In that time, Peduto had lost one mayoral run and abandoned another, headed a council majority, and then lost it. This year's victory came only after he'd painstakingly built a political operation that helped elect allies in races across the city.

And that may have been the easy part.

Asked by a reporter what it meant to win the November election with 84 percent of the vote, Peduto answered, "I have my work cut out for me."

But he was, he said, glad for the journey: "I think back to 2005" — his first mayoral bid — "and I think I would have been a terrible mayor."

"We weren't with him back then," agreed Gabe Morgan, state director of the Service Employees International Union's local 32BJ, on Election Night. When Peduto joined council as the representative of the affluent East End, in 2002, he boasted of being the knowledge-worker's representative: An early initiative involved supporting after-hours clubs in the interest of creating a vibrant nightlife. More recently, though, Peduto touted a "prevailing-wage" bill for workers in tax-subsidized buildings, and backed Hill District residents seeking neighborhood benefits from the new Penguins arena. "We saw Bill, who represents the wealthiest in the city, fight the hardest for working people," Morgan said.

And Peduto, who was repudiated in black neighborhoods throughout the city in 2005, won many of them this year, thanks partly to allegiances with black leaders like state Rep.

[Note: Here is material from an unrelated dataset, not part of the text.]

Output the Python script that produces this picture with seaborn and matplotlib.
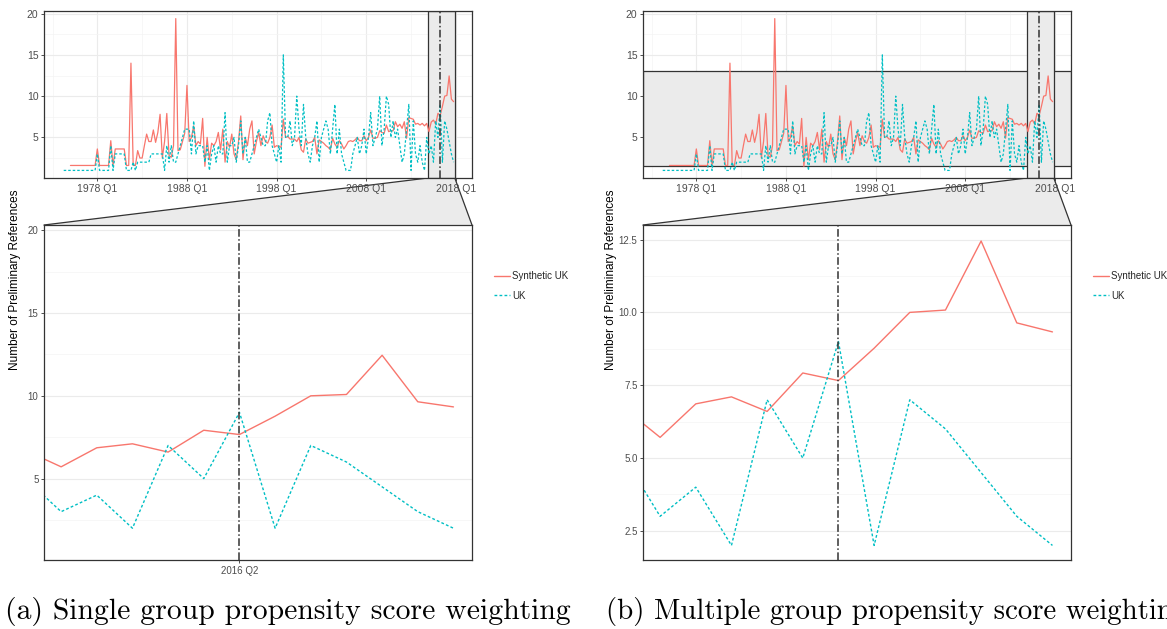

Ed Gainey. Few missed the symbolism of Peduto's decision to hold his celebration in one of the city's most neglected communities. As Morgan put it, "We define progressive as where you hold your victory party."

But future challenges were evident even that night. While some of Peduto's rivals — including City Council President Darlene Harris, and councilors Daniel Lavelle and Ricky Burgess — attended his party, no honeymoon lasts forever. Burgess, who represents Homewood, wryly said, "I'm glad my advocacy has brought so much attention to Homewood. I'm looking forward to disproportionate resources being steered into this community."

Meanwhile, as Barack Obama can attest, the progressive voters who make up Peduto's base can become disenchanted quickly. Peduto had been brushed back in October, when the Pittsburgh Post-Gazette reported that he and Allegheny County Executive Rich Fitzgerald were pondering a shift that would move Port Authority bus routes to the periphery of Downtown. The idea had been proposed before, but never fails to generate a populist backlash — this time, it took fire even from transit-backers whom Peduto has championed. (For his part, Peduto says an overhaul is a long way off — and if it doesn't make transit more convenient for riders, he'd stick with the status quo.)